Sniping at OpenBSD
Noel writes "An article at RootPrompt.org talks about the reaction to the announcements by the OpenBSD developer team about new exploits that implied that the developers had been hiding the truth about the exploits so as to not tarnish the reputation of OpenBSD."
This is a non-issue. I read the whole silly flamewar on Bugtraq, and I agree with Theo. The point of OpenBSD is that they repair the source IN ADVANCE, even before they know what the potential problems are.
People found an exploit for a version that's two months out of date, and they're having sour grapes because they only got to bask in the H4X0R spotlight for negative sixty days.
No, it really doesn't take too long with a little perl or with a program such as cscope. Heck, just do a big grep for "printf" and exclude matches that have quotes. That'll find you the offenders real quick.
-bugg
If you require tight security and yet you run an OS without the latest security patches youre asking for trouble no matter what OS you're using.
<I'm getting tired of this mode on>
At times its discouraging to see so much pointless bickering and the "My CPU/OS/GUI/Car/Race/Planet/Dogma is better than yours" and all the "neer neer neer" having to do with that attitude. And it makes me shake my head to in some cases to see some media pick up on it and actually present some of this dreary immature factionalism fit for the stone age as if it represents the viewpoint of any sizeable group or even project.
To say that OpenBSD "was hiding the truth" by not flooding BugTraq (while posting everything you ever wanted to know on their website and in their lists) is just that type of time wasting drivel.

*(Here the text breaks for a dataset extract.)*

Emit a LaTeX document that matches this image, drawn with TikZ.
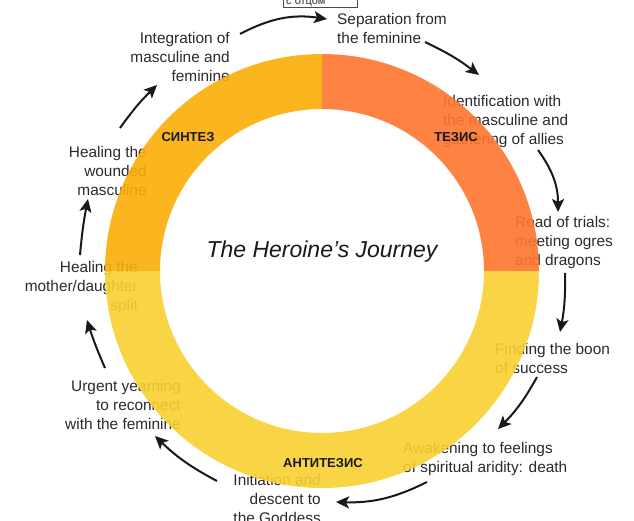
\documentclass[tikz,border=0pt]{standalone}
\usepackage{fontspec}
\setmainfont{Liberation Sans}
\usetikzlibrary{arrows.meta,calc}
\definecolor{cOr}{HTML}{FE762F}
\definecolor{cAm}{HTML}{FBAD07}
\definecolor{cYe}{HTML}{F9D031}
\definecolor{txt}{HTML}{2B2B2B}
\begin{document}
\begin{tikzpicture}[x=1pt,y=1pt,
  lbl/.style={font=\fontsize{15.4}{19}\selectfont, text=txt, inner sep=0pt},
  lblL/.style={lbl, align=left, anchor=north west},
  lblR/.style={lbl, align=right, anchor=north east},
  arr/.style={line width=2pt, draw=black!90, -{Stealth[length=13pt,width=12pt,inset=3pt]}},
  quad/.style={fill opacity=0.9},
  phase/.style={font=\fontsize{13}{15}\selectfont\bfseries, text=black!90, inner sep=0pt}]
\useasboundingbox (0,0) rectangle (634,-520);
\fill[white] (0,0) rectangle (634,-520);

% top box
\draw[black!70, line width=0.6pt, fill=white] (283,8) rectangle (357,-7);
\node[font=\fontsize{11}{13}\selectfont, anchor=base west, inner sep=0pt, text=txt] (box) at (286,-4) {с отцом};

% stage texts
\node[lblL] (t1) at (337,-13) {Separation from\\the feminine};
\node[lblL] (t2) at (443,-95) {Identification with\\the masculine and\\gathering of allies};
\node[lblL] (t3) at (515,-216) {Road of trials:\\meeting ogres\\and dragons};
\node[lblL] (t4) at (495,-343) {Finding the boon\\of success};
\node[lblL] (t5) at (403,-442) {Awakening to feelings\\of spiritual aridity: death};
\node[lblR] (t6) at (321,-474) {Initiation and\\descent to\\the Goddess};
\node[lblR] (t7) at (181,-380) {Urgent yearning\\to reconnect\\with the feminine};
\node[lblR] (t8) at (138,-261) {Healing the\\mother/daughter\\split};
\node[lblR] (t9) at (147,-146) {Healing the\\wounded\\masculine};
\node[lblR] (t10) at (230,-32) {Integration of\\masculine and\\feminine};

% arrow end points
\coordinate (a1s) at (240,-34);  \coordinate (a1e) at (327,-19);
\coordinate (a2s) at (425,-42);  \coordinate (a2e) at (479,-75);
\coordinate (a3s) at (538,-150); \coordinate (a3e) at (558,-212);
\coordinate (a4s) at (565,-273); \coordinate (a4e) at (560,-332);
\coordinate (a5s) at (537,-377); \coordinate (a5e) at (498,-429);
\coordinate (a6s) at (427,-482); \coordinate (a6e) at (336,-502);
\coordinate (a7s) at (217,-481); \coordinate (a7e) at (155,-436);
\coordinate (a8s) at (105,-368); \coordinate (a8e) at (87,-320);
\coordinate (a9s) at (80,-255);  \coordinate (a9e) at (88,-199);
\coordinate (a10s) at (120,-128); \coordinate (a10e) at (157,-85);

\draw[arr] (a1s) to[bend left=18] (a1e);
\draw[arr] (a2s) to[bend left=6] (a2e);
\draw[arr] (a3s) to[bend left=18] (a3e);
\draw[arr] (a4s) to[bend left=6] (a4e);
\draw[arr] (a5s) to[bend left=8] (a5e);
\draw[arr] (a6s) to[bend left=14] (a6e);
\draw[arr] (a7s) to[bend left=8] (a7e);
\draw[arr] (a8s) to[bend left=3] (a8e);
\draw[arr] (a9s) to[bend left=3] (a9e);
\draw[arr] (a10s) to[bend left=5] (a10e);

% ring
\coordinate (c) at (322,-271);
\fill[cOr,quad] ($(c)+(0:217)$) arc[start angle=0,end angle=90,radius=217]
  -- ($(c)+(90:162)$) arc[start angle=90,end angle=0,radius=162] -- cycle;
\fill[cAm,quad] ($(c)+(90:217)$) arc[start angle=90,end angle=180,radius=217]
  -- ($(c)+(180:162)$) arc[start angle=180,end angle=90,radius=162] -- cycle;
\fill[cYe,quad] ($(c)+(180:217)$) arc[start angle=180,end angle=360,radius=217]
  -- ($(c)+(360:162)$) arc[start angle=360,end angle=180,radius=162] -- cycle;

% phase labels and title
\node[phase] (p1) at (456,-137) {ТЕЗИС};
\node[phase] (p2) at (188,-137) {СИНТЕЗ};
\node[phase] (p3) at (323,-463) {АНТИТЕЗИС};
\node[font=\fontsize{23}{27}\selectfont\itshape, text=black!90, inner sep=0pt] (title) at (322,-252) {The Heroine’s Journey};
\end{tikzpicture}
\end{document}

You wouldn't rely on the new york times to tell you about whats going on in Kansas city; no you rely on sources of information relevant to you and scaled to your domain.
<getting tired of this mode off>
Sorry about that, im actually still capable of getting worked up over this :)
Of those to whom much is given, much is required.
How many commercial software vendors do you know of that have caught flak for having security holes in beta versions of their software?
I sure hope no one was dumb enough to put something important in a -CURRENT release OpenBSD, since everyone knows that those releases are on the bleeding edge of the OS development, and as such should only be used for testing purposes. If you are truely concerned about security or stability, use a -RELEASE version, or at least a -STABLE version.
(Disclaimer: I use FreeBSD, so I don't know if I am correct in mentioning the different states of development, i.e. -CURRENT, -RELEASE, etc. I believe, however, that it is something like this.)
Friends don't let friends use multiple inheritance.